▸ Required task: Return the material below in full and exactly.

▸ Material provided:
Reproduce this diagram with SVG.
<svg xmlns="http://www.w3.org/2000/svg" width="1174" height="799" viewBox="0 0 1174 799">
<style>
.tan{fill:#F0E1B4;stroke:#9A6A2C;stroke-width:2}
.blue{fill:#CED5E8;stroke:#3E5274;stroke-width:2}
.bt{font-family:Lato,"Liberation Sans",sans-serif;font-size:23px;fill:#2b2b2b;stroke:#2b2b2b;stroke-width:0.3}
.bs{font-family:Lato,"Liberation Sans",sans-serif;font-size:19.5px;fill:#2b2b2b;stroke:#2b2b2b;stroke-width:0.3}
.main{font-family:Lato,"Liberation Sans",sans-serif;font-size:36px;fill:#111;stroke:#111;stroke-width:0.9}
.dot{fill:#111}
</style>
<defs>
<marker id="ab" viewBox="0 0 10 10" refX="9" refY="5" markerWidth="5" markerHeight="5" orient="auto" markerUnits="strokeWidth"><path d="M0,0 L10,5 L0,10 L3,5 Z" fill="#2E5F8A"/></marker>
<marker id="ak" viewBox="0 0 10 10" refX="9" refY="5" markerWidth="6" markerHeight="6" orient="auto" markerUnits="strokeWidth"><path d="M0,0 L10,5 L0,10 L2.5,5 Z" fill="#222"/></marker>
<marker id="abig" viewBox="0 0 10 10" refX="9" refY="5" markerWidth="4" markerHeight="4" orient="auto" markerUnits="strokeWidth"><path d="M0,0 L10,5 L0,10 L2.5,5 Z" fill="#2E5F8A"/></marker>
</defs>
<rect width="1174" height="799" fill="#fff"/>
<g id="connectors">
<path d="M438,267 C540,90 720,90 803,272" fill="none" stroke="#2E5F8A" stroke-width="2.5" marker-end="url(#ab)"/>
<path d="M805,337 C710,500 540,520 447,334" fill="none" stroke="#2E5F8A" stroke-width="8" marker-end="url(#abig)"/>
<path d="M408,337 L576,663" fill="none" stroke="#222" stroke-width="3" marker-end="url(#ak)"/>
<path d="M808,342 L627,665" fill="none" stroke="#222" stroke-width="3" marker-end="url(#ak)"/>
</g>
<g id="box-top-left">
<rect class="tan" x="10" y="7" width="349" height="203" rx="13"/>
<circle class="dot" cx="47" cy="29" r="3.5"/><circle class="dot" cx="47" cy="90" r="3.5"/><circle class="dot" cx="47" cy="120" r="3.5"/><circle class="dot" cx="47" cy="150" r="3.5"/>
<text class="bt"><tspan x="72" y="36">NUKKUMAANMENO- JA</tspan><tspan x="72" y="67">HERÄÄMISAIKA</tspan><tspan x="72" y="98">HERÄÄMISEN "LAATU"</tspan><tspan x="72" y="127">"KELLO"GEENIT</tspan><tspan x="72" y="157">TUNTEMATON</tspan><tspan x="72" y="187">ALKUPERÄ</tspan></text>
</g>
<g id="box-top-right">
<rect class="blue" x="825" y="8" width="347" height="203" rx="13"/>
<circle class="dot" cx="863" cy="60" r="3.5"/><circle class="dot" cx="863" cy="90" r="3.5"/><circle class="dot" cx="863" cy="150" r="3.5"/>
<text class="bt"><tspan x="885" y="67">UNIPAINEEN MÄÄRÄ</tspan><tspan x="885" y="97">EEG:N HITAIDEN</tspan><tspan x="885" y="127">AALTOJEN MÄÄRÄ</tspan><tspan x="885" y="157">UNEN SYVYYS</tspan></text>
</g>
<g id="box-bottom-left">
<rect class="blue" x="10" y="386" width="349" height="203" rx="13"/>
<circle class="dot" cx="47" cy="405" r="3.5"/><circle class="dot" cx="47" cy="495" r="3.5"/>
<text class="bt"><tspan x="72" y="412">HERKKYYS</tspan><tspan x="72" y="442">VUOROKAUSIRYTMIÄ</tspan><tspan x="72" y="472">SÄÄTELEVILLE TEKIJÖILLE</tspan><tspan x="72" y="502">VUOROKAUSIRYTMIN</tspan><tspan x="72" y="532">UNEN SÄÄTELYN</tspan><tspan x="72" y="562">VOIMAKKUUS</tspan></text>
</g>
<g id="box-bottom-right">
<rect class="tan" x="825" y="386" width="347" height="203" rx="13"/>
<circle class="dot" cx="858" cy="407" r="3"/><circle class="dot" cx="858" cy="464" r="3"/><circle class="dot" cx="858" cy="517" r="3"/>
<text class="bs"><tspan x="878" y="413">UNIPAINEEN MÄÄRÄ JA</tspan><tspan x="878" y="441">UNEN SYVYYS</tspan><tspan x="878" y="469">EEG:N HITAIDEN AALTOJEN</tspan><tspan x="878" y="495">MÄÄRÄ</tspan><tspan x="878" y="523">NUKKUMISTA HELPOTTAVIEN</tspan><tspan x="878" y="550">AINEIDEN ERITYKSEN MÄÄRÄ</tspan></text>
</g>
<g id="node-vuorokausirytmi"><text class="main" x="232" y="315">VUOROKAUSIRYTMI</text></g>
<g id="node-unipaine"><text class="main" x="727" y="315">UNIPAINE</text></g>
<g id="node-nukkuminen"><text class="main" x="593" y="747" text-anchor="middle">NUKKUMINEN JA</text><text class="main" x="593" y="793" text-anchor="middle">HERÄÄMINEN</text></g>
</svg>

▸ Response to this task:
Reproduce this diagram with SVG.
<svg xmlns="http://www.w3.org/2000/svg" width="1174" height="799" viewBox="0 0 1174 799">
<style>
.tan{fill:#F0E1B4;stroke:#9A6A2C;stroke-width:2}
.blue{fill:#CED5E8;stroke:#3E5274;stroke-width:2}
.bt{font-family:Lato,"Liberation Sans",sans-serif;font-size:23px;fill:#2b2b2b;stroke:#2b2b2b;stroke-width:0.3}
.bs{font-family:Lato,"Liberation Sans",sans-serif;font-size:19.5px;fill:#2b2b2b;stroke:#2b2b2b;stroke-width:0.3}
.main{font-family:Lato,"Liberation Sans",sans-serif;font-size:36px;fill:#111;stroke:#111;stroke-width:0.9}
.dot{fill:#111}
</style>
<defs>
<marker id="ab" viewBox="0 0 10 10" refX="9" refY="5" markerWidth="5" markerHeight="5" orient="auto" markerUnits="strokeWidth"><path d="M0,0 L10,5 L0,10 L3,5 Z" fill="#2E5F8A"/></marker>
<marker id="ak" viewBox="0 0 10 10" refX="9" refY="5" markerWidth="6" markerHeight="6" orient="auto" markerUnits="strokeWidth"><path d="M0,0 L10,5 L0,10 L2.5,5 Z" fill="#222"/></marker>
<marker id="abig" viewBox="0 0 10 10" refX="9" refY="5" markerWidth="4" markerHeight="4" orient="auto" markerUnits="strokeWidth"><path d="M0,0 L10,5 L0,10 L2.5,5 Z" fill="#2E5F8A"/></marker>
</defs>
<rect width="1174" height="799" fill="#fff"/>
<g id="connectors">
<path d="M438,267 C540,90 720,90 803,272" fill="none" stroke="#2E5F8A" stroke-width="2.5" marker-end="url(#ab)"/>
<path d="M805,337 C710,500 540,520 447,334" fill="none" stroke="#2E5F8A" stroke-width="8" marker-end="url(#abig)"/>
<path d="M408,337 L576,663" fill="none" stroke="#222" stroke-width="3" marker-end="url(#ak)"/>
<path d="M808,342 L627,665" fill="none" stroke="#222" stroke-width="3" marker-end="url(#ak)"/>
</g>
<g id="box-top-left">
<rect class="tan" x="10" y="7" width="349" height="203" rx="13"/>
<circle class="dot" cx="47" cy="29" r="3.5"/><circle class="dot" cx="47" cy="90" r="3.5"/><circle class="dot" cx="47" cy="120" r="3.5"/><circle class="dot" cx="47" cy="150" r="3.5"/>
<text class="bt"><tspan x="72" y="36">NUKKUMAANMENO- JA</tspan><tspan x="72" y="67">HERÄÄMISAIKA</tspan><tspan x="72" y="98">HERÄÄMISEN "LAATU"</tspan><tspan x="72" y="127">"KELLO"GEENIT</tspan><tspan x="72" y="157">TUNTEMATON</tspan><tspan x="72" y="187">ALKUPERÄ</tspan></text>
</g>
<g id="box-top-right">
<rect class="blue" x="825" y="8" width="347" height="203" rx="13"/>
<circle class="dot" cx="863" cy="60" r="3.5"/><circle class="dot" cx="863" cy="90" r="3.5"/><circle class="dot" cx="863" cy="150" r="3.5"/>
<text class="bt"><tspan x="885" y="67">UNIPAINEEN MÄÄRÄ</tspan><tspan x="885" y="97">EEG:N HITAIDEN</tspan><tspan x="885" y="127">AALTOJEN MÄÄRÄ</tspan><tspan x="885" y="157">UNEN SYVYYS</tspan></text>
</g>
<g id="box-bottom-left">
<rect class="blue" x="10" y="386" width="349" height="203" rx="13"/>
<circle class="dot" cx="47" cy="405" r="3.5"/><circle class="dot" cx="47" cy="495" r="3.5"/>
<text class="bt"><tspan x="72" y="412">HERKKYYS</tspan><tspan x="72" y="442">VUOROKAUSIRYTMIÄ</tspan><tspan x="72" y="472">SÄÄTELEVILLE TEKIJÖILLE</tspan><tspan x="72" y="502">VUOROKAUSIRYTMIN</tspan><tspan x="72" y="532">UNEN SÄÄTELYN</tspan><tspan x="72" y="562">VOIMAKKUUS</tspan></text>
</g>
<g id="box-bottom-right">
<rect class="tan" x="825" y="386" width="347" height="203" rx="13"/>
<circle class="dot" cx="858" cy="407" r="3"/><circle class="dot" cx="858" cy="464" r="3"/><circle class="dot" cx="858" cy="517" r="3"/>
<text class="bs"><tspan x="878" y="413">UNIPAINEEN MÄÄRÄ JA</tspan><tspan x="878" y="441">UNEN SYVYYS</tspan><tspan x="878" y="469">EEG:N HITAIDEN AALTOJEN</tspan><tspan x="878" y="495">MÄÄRÄ</tspan><tspan x="878" y="523">NUKKUMISTA HELPOTTAVIEN</tspan><tspan x="878" y="550">AINEIDEN ERITYKSEN MÄÄRÄ</tspan></text>
</g>
<g id="node-vuorokausirytmi"><text class="main" x="232" y="315">VUOROKAUSIRYTMI</text></g>
<g id="node-unipaine"><text class="main" x="727" y="315">UNIPAINE</text></g>
<g id="node-nukkuminen"><text class="main" x="593" y="747" text-anchor="middle">NUKKUMINEN JA</text><text class="main" x="593" y="793" text-anchor="middle">HERÄÄMINEN</text></g>
</svg>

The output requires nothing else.